--- START OF Data rows ---

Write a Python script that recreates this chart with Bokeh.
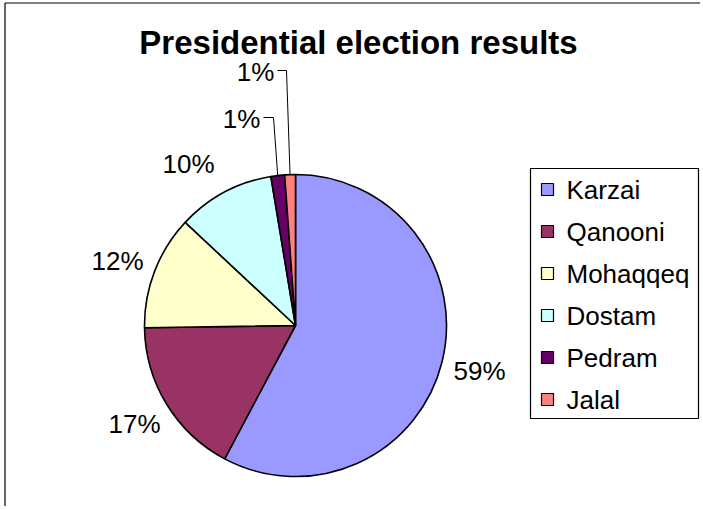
import math
from bokeh.plotting import figure
from bokeh.models import Range1d, ColumnDataSource
from bokeh.core.properties import value
from bokeh.embed import file_html
from bokeh.resources import INLINE

# ---- data ----
candidates = ["Karzai", "Qanooni", "Mohaqqeq", "Dostam", "Pedram", "Jalal"]
votes = [55.4, 16.3, 11.7, 10.0, 1.4, 1.1]
pct_labels = ["59%", "17%", "12%", "10%", "1%", "1%"]
colors = ["#9999FF", "#993366", "#FFFFCC", "#CCFFFF", "#660066", "#FF8080"]
title = "Presidential election results"

# ---- layout (page pixel coords) ----
W, H = 700, 506
def fx(X): return X
def fy(Y): return H - Y

CX, CY, R = 295, 325, 151
label_pos = [(479, 370), (134, 423), (117, 260), (188, 163), (241, 118), (255, 71)]
leader_elbow = {4: [(263, 117), (273, 117)], 5: [(277, 70), (286, 70)]}

FONT = "Liberation Sans"

p = figure(width=W, height=H, output_backend="svg", toolbar_location=None,
           x_range=Range1d(0, W), y_range=Range1d(0, H), min_border=0)
p.axis.visible = False
p.grid.visible = False
p.outline_line_color = None
p.background_fill_color = "white"
p.border_fill_color = "white"

# chart border (left & top visible)
p.segment(x0=[fx(4.5), fx(4.5)], y0=[0, fy(2.5)], x1=[fx(4.5), W], y1=[fy(2.5), fy(2.5)],
          line_color="black", line_width=1.2)

# pie
total = sum(votes)
cum = [0.0]
for v in votes:
    cum.append(cum[-1] + v / total)
starts = [math.pi / 2 - 2 * math.pi * cum[i + 1] for i in range(len(votes))]
ends = [math.pi / 2 - 2 * math.pi * cum[i] for i in range(len(votes))]
src = ColumnDataSource(dict(start=starts, end=ends, color=colors, name=candidates))
p.wedge(x=fx(CX), y=fy(CY), radius=R, start_angle="start", end_angle="end",
        fill_color="color", line_color="black", line_width=1.6, source=src)

# leader lines for small slices
for i, pts in leader_elbow.items():
    mid = (cum[i] + cum[i + 1]) / 2 * 2 * math.pi
    ex = fx(CX) + R * math.sin(mid)
    ey = fy(CY) + R * math.cos(mid)
    xs = [fx(x) for x, _ in pts] + [ex]
    ys = [fy(y) for _, y in pts] + [ey]
    p.line(xs, ys, line_color="black", line_width=1)

# percentage labels
lsrc = ColumnDataSource(dict(x=[fx(x) for x, _ in label_pos],
                             y=[fy(y) for _, y in label_pos], t=pct_labels))
p.text(x="x", y="y", text="t", source=lsrc, text_font=value(FONT),
       text_font_size="26px", text_align="center", text_baseline="middle",
       text_color="black")

# title
p.text(x=[fx(358)], y=[fy(42)], text=[title], text_font=value(FONT),
       text_font_size="33px", text_font_style="bold", text_align="center",
       text_baseline="middle", text_color="black")

# legend
LX0, LX1, LY0, LY1 = 530, 698, 168, 418
p.quad(left=[fx(LX0)], right=[fx(LX1)], top=[fy(LY0)], bottom=[fy(LY1)],
       fill_color="white", line_color="black", line_width=1.2)
row_y = [189 + 42 * i for i in range(len(candidates))]
p.rect(x=[fx(547)] * len(candidates), y=[fy(y) for y in row_y], width=12, height=12,
       fill_color=colors, line_color="black", line_width=1.2)
p.text(x=[fx(566)] * len(candidates), y=[fy(y) for y in row_y], text=candidates,
       text_font=value(FONT), text_font_size="26px", text_align="left",
       text_baseline="middle", text_color="black")

open("out.html", "w").write(file_html(p, INLINE))
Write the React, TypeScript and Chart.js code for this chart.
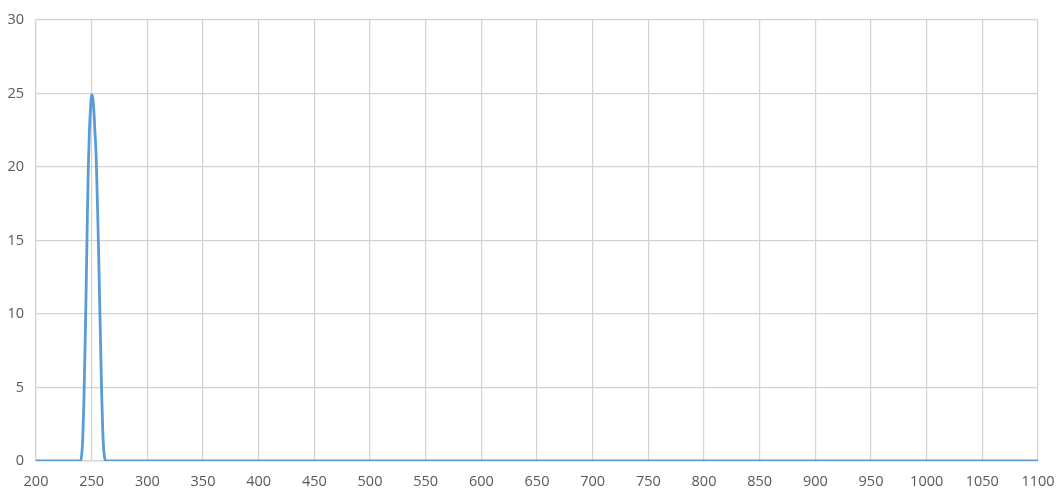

--- END OF Data rows ---

● **Aim**: Repeat each line of the records above exactly, but do not copy the pictures.

● **Solved problem**:
Write a Python script that recreates this chart with Bokeh.
import math
from bokeh.plotting import figure
from bokeh.models import Range1d, ColumnDataSource
from bokeh.core.properties import value
from bokeh.embed import file_html
from bokeh.resources import INLINE

# ---- data ----
candidates = ["Karzai", "Qanooni", "Mohaqqeq", "Dostam", "Pedram", "Jalal"]
votes = [55.4, 16.3, 11.7, 10.0, 1.4, 1.1]
pct_labels = ["59%", "17%", "12%", "10%", "1%", "1%"]
colors = ["#9999FF", "#993366", "#FFFFCC", "#CCFFFF", "#660066", "#FF8080"]
title = "Presidential election results"

# ---- layout (page pixel coords) ----
W, H = 700, 506
def fx(X): return X
def fy(Y): return H - Y

CX, CY, R = 295, 325, 151
label_pos = [(479, 370), (134, 423), (117, 260), (188, 163), (241, 118), (255, 71)]
leader_elbow = {4: [(263, 117), (273, 117)], 5: [(277, 70), (286, 70)]}

FONT = "Liberation Sans"

p = figure(width=W, height=H, output_backend="svg", toolbar_location=None,
           x_range=Range1d(0, W), y_range=Range1d(0, H), min_border=0)
p.axis.visible = False
p.grid.visible = False
p.outline_line_color = None
p.background_fill_color = "white"
p.border_fill_color = "white"

# chart border (left & top visible)
p.segment(x0=[fx(4.5), fx(4.5)], y0=[0, fy(2.5)], x1=[fx(4.5), W], y1=[fy(2.5), fy(2.5)],
          line_color="black", line_width=1.2)

# pie
total = sum(votes)
cum = [0.0]
for v in votes:
    cum.append(cum[-1] + v / total)
starts = [math.pi / 2 - 2 * math.pi * cum[i + 1] for i in range(len(votes))]
ends = [math.pi / 2 - 2 * math.pi * cum[i] for i in range(len(votes))]
src = ColumnDataSource(dict(start=starts, end=ends, color=colors, name=candidates))
p.wedge(x=fx(CX), y=fy(CY), radius=R, start_angle="start", end_angle="end",
        fill_color="color", line_color="black", line_width=1.6, source=src)

# leader lines for small slices
for i, pts in leader_elbow.items():
    mid = (cum[i] + cum[i + 1]) / 2 * 2 * math.pi
    ex = fx(CX) + R * math.sin(mid)
    ey = fy(CY) + R * math.cos(mid)
    xs = [fx(x) for x, _ in pts] + [ex]
    ys = [fy(y) for _, y in pts] + [ey]
    p.line(xs, ys, line_color="black", line_width=1)

# percentage labels
lsrc = ColumnDataSource(dict(x=[fx(x) for x, _ in label_pos],
                             y=[fy(y) for _, y in label_pos], t=pct_labels))
p.text(x="x", y="y", text="t", source=lsrc, text_font=value(FONT),
       text_font_size="26px", text_align="center", text_baseline="middle",
       text_color="black")

# title
p.text(x=[fx(358)], y=[fy(42)], text=[title], text_font=value(FONT),
       text_font_size="33px", text_font_style="bold", text_align="center",
       text_baseline="middle", text_color="black")

# legend
LX0, LX1, LY0, LY1 = 530, 698, 168, 418
p.quad(left=[fx(LX0)], right=[fx(LX1)], top=[fy(LY0)], bottom=[fy(LY1)],
       fill_color="white", line_color="black", line_width=1.2)
row_y = [189 + 42 * i for i in range(len(candidates))]
p.rect(x=[fx(547)] * len(candidates), y=[fy(y) for y in row_y], width=12, height=12,
       fill_color=colors, line_color="black", line_width=1.2)
p.text(x=[fx(566)] * len(candidates), y=[fy(y) for y in row_y], text=candidates,
       text_font=value(FONT), text_font_size="26px", text_align="left",
       text_baseline="middle", text_color="black")

open("out.html", "w").write(file_html(p, INLINE))
Write the React, TypeScript and Chart.js code for this chart.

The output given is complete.